### Dataset content ###

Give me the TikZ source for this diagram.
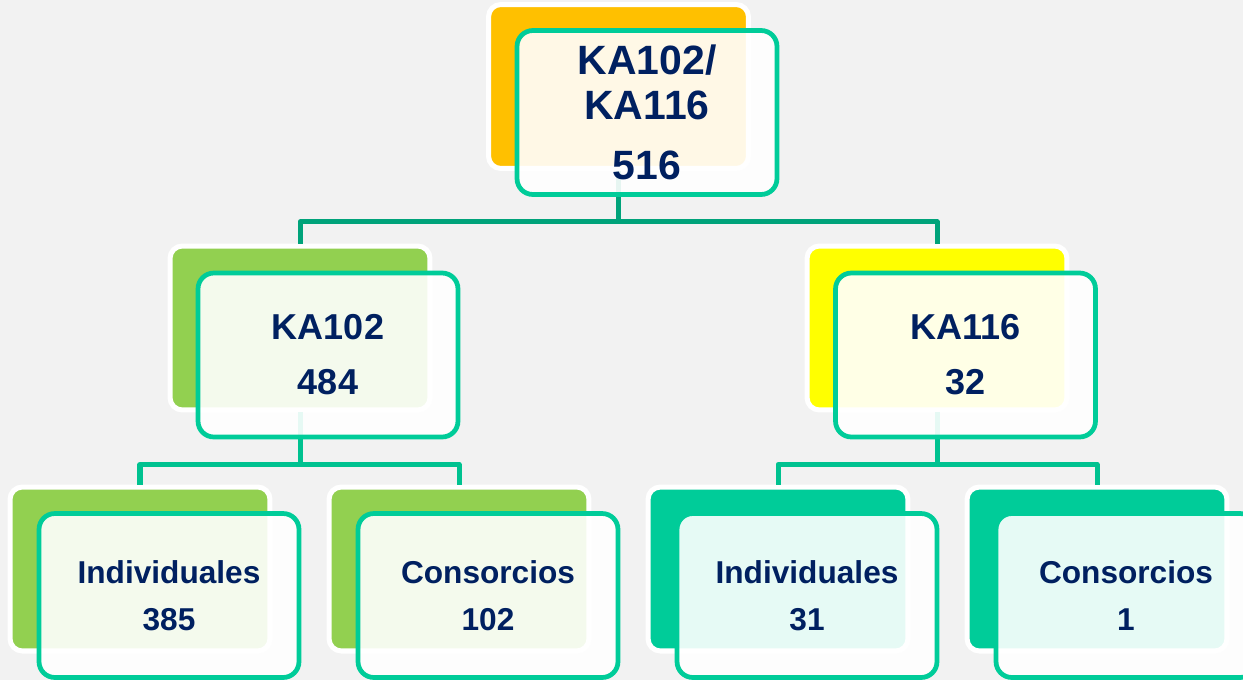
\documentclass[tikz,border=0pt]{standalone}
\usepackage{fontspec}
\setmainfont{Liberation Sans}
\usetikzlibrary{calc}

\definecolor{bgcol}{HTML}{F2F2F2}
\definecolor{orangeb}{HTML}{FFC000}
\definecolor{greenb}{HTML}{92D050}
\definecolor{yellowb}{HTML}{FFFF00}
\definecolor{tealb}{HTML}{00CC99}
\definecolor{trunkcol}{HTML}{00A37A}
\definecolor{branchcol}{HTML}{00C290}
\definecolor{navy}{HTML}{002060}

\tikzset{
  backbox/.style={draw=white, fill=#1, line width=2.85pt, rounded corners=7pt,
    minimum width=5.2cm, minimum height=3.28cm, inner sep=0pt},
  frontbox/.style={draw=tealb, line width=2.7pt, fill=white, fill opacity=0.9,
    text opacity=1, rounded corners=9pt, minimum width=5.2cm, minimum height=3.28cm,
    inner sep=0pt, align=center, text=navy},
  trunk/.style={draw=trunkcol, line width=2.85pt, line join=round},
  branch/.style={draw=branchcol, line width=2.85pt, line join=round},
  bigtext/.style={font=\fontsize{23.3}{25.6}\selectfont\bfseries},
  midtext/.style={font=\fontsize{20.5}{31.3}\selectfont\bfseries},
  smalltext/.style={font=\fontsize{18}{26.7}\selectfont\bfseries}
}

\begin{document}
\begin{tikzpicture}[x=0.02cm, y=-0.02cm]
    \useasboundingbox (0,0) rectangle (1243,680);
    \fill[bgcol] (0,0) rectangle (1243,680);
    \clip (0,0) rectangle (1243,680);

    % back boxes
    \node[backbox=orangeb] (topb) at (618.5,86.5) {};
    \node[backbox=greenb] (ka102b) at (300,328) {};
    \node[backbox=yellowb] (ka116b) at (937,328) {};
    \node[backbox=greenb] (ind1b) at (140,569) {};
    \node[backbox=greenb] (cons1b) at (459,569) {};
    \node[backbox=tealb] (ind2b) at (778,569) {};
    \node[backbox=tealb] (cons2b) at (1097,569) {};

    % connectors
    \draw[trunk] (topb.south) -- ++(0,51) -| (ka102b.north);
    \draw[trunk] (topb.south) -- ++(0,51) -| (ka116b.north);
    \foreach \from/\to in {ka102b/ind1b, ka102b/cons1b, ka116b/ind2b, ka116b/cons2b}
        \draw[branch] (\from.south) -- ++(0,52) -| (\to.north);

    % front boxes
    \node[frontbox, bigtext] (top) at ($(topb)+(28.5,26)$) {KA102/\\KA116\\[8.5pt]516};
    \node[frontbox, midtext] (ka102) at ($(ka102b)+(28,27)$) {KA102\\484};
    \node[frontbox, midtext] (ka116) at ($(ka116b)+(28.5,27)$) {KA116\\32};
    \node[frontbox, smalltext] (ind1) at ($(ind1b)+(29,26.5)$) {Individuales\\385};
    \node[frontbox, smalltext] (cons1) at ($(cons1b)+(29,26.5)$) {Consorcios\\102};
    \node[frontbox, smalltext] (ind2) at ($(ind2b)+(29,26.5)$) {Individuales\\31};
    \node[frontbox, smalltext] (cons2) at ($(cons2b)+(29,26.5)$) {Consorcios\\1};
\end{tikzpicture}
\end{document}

###

**Written exercise**: Go from the first line of the listing to the line holding "-- ++(0,52) -| (\to.north);" and, please, transcribe those lines exactly, both included, with no pictures.

**Task answer**:
Give me the TikZ source for this diagram.
\documentclass[tikz,border=0pt]{standalone}
\usepackage{fontspec}
\setmainfont{Liberation Sans}
\usetikzlibrary{calc}

\definecolor{bgcol}{HTML}{F2F2F2}
\definecolor{orangeb}{HTML}{FFC000}
\definecolor{greenb}{HTML}{92D050}
\definecolor{yellowb}{HTML}{FFFF00}
\definecolor{tealb}{HTML}{00CC99}
\definecolor{trunkcol}{HTML}{00A37A}
\definecolor{branchcol}{HTML}{00C290}
\definecolor{navy}{HTML}{002060}

\tikzset{
  backbox/.style={draw=white, fill=#1, line width=2.85pt, rounded corners=7pt,
    minimum width=5.2cm, minimum height=3.28cm, inner sep=0pt},
  frontbox/.style={draw=tealb, line width=2.7pt, fill=white, fill opacity=0.9,
    text opacity=1, rounded corners=9pt, minimum width=5.2cm, minimum height=3.28cm,
    inner sep=0pt, align=center, text=navy},
  trunk/.style={draw=trunkcol, line width=2.85pt, line join=round},
  branch/.style={draw=branchcol, line width=2.85pt, line join=round},
  bigtext/.style={font=\fontsize{23.3}{25.6}\selectfont\bfseries},
  midtext/.style={font=\fontsize{20.5}{31.3}\selectfont\bfseries},
  smalltext/.style={font=\fontsize{18}{26.7}\selectfont\bfseries}
}

\begin{document}
\begin{tikzpicture}[x=0.02cm, y=-0.02cm]
    \useasboundingbox (0,0) rectangle (1243,680);
    \fill[bgcol] (0,0) rectangle (1243,680);
    \clip (0,0) rectangle (1243,680);

    % back boxes
    \node[backbox=orangeb] (topb) at (618.5,86.5) {};
    \node[backbox=greenb] (ka102b) at (300,328) {};
    \node[backbox=yellowb] (ka116b) at (937,328) {};
    \node[backbox=greenb] (ind1b) at (140,569) {};
    \node[backbox=greenb] (cons1b) at (459,569) {};
    \node[backbox=tealb] (ind2b) at (778,569) {};
    \node[backbox=tealb] (cons2b) at (1097,569) {};

    % connectors
    \draw[trunk] (topb.south) -- ++(0,51) -| (ka102b.north);
    \draw[trunk] (topb.south) -- ++(0,51) -| (ka116b.north);
    \foreach \from/\to in {ka102b/ind1b, ka102b/cons1b, ka116b/ind2b, ka116b/cons2b}
        \draw[branch] (\from.south) -- ++(0,52) -| (\to.north);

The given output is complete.